**Goals**
At the end of this study, recommend the best way to split the [[ https://wikitech.wikimedia.org/wiki/Analytics/Data_Lake/Edits/Public | data lake edits]] data and/or a set of practical requirements.
**What are the possible constraints on the partitions?**
We will be releasing the whole MediaWiki dataset with user, revision, page infos.
**Wikigroup**- How to group the different wikis? One file per wiki? One file per large wikis, and grouping the smaller ones? If grouping, what grouping makes sense?
**Time**- How to split up wikis over time? For large wikis such as enwiki, we may have to do this, for smaller ones, we have a choice. If so, what splitting makes the most sense?
**Use-cases**- Are there most common use-cases for this data-release that we should be aware of and tune the release to those use-cases?
**High-level input is good, too**- If you don't know the answer to the question of which wikigroup and over what time period, that is fine.

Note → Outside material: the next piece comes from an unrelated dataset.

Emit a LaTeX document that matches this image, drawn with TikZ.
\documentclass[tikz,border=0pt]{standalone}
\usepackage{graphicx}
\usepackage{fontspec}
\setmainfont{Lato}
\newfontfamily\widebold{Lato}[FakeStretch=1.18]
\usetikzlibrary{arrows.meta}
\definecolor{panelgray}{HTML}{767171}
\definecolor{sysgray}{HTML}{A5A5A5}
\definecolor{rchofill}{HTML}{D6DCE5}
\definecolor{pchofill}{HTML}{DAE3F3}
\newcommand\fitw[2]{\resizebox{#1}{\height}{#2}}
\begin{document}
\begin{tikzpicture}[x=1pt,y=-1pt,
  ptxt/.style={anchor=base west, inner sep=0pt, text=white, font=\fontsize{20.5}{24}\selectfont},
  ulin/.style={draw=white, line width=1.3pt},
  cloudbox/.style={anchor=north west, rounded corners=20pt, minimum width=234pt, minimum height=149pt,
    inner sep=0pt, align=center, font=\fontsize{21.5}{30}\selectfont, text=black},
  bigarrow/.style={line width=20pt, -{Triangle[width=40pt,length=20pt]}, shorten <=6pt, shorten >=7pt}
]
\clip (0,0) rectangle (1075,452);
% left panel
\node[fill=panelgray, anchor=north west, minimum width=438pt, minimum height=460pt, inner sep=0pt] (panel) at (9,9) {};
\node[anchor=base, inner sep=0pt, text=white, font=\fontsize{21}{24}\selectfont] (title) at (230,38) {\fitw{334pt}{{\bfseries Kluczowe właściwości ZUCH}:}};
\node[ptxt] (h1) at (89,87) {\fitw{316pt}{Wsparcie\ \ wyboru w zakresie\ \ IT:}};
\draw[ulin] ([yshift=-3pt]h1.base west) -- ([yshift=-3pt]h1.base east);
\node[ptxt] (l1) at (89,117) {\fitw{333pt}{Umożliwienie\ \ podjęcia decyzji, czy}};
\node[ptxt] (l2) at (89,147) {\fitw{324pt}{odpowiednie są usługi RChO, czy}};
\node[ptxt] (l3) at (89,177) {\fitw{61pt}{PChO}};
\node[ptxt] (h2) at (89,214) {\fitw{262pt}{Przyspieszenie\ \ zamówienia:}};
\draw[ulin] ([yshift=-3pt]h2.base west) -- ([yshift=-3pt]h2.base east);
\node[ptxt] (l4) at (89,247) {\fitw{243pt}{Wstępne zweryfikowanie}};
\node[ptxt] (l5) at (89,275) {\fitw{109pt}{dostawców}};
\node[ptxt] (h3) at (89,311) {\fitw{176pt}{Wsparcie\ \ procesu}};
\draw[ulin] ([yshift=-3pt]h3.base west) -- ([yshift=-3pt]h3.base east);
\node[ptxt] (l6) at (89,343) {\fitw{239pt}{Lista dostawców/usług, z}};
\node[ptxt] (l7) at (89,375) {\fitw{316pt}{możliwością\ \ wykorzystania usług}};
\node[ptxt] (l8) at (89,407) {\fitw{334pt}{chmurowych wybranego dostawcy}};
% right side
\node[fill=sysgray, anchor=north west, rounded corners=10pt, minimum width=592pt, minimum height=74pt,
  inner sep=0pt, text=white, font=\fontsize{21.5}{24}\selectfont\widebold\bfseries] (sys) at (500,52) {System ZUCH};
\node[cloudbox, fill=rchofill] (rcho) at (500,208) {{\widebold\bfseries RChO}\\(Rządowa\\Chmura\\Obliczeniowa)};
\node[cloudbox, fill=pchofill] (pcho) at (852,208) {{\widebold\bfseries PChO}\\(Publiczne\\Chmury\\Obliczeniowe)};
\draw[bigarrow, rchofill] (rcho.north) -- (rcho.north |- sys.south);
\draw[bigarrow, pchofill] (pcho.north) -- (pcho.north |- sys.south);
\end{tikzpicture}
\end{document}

Tell us practical constraints you have: An //n// GB file is just too big; ...
**FAQ**
**Q.** Why don't you release the data in one file?
**A.** It's too big and it won't be useful for the majority of the use-cases where only a portion of the data is needed. (Think about those on low bandwidths or with limited processing power.)
**Q.** Why don't you release a sample of the data for folks to play with and only after you see the actual use-cases, decide the final set of requirements?
**A.** We may end up doing this, but there are two constraints here: We ideally want to have the data out before the end of September 2019. If we have it out and we don't finalize the format, people will start writing code based on it and if we have to change things, it will mess up their work. We will have to do some of this in the future, but we don't want to rely on iteratively improving the data release format for things we could catch before the release.
**Methodology**
Per Capt_Swing's input, we most likely don't need a methodology here. Given the nature of the feedback requested, it is enough to send a simple questionnaire to outside researchers and gather input from internal researchers and make a recommendation/decision.
**Considerations**
The following points have been raised by others and are important to keep in mind:
* Whether we want to have data lake as the go-to place for the majority of research use-cases or we want it to complement MySQL DBs will have impact on the type of input we gather. (diego) In conversations with Analytics, the long term goal is identified as having data lake as a place where most of the research data needs are satisfied, but this is much longer term and in the short term the two resources may act as complements.
* What happens to computational resources that are needed by researchers to be able to process data from data lake? (diego) MySQL DBs come hand-in-hand with resources. This can make the work of researchers in under-resources environments easier and can make the data-sets in MySQL DBs more attractive to them in this sense. Longer term plans for Data Lake is encouraged to consider computation resource needs for a volunteer community of researchers to process the data.
**Blurb**
Provided by Milimetric and can be used in communications with external researchers/end-users:
A history of activity on Wikimedia projects as complete and research-friendly as possible. We add context to edits, such as whether they were reverted, when they were reverted, how many bytes they changed, how many edits had the user made at that time, and much more, all in the same row as the edit itself. So you can focus more on what you want to find out instead of joining a bunch of tables.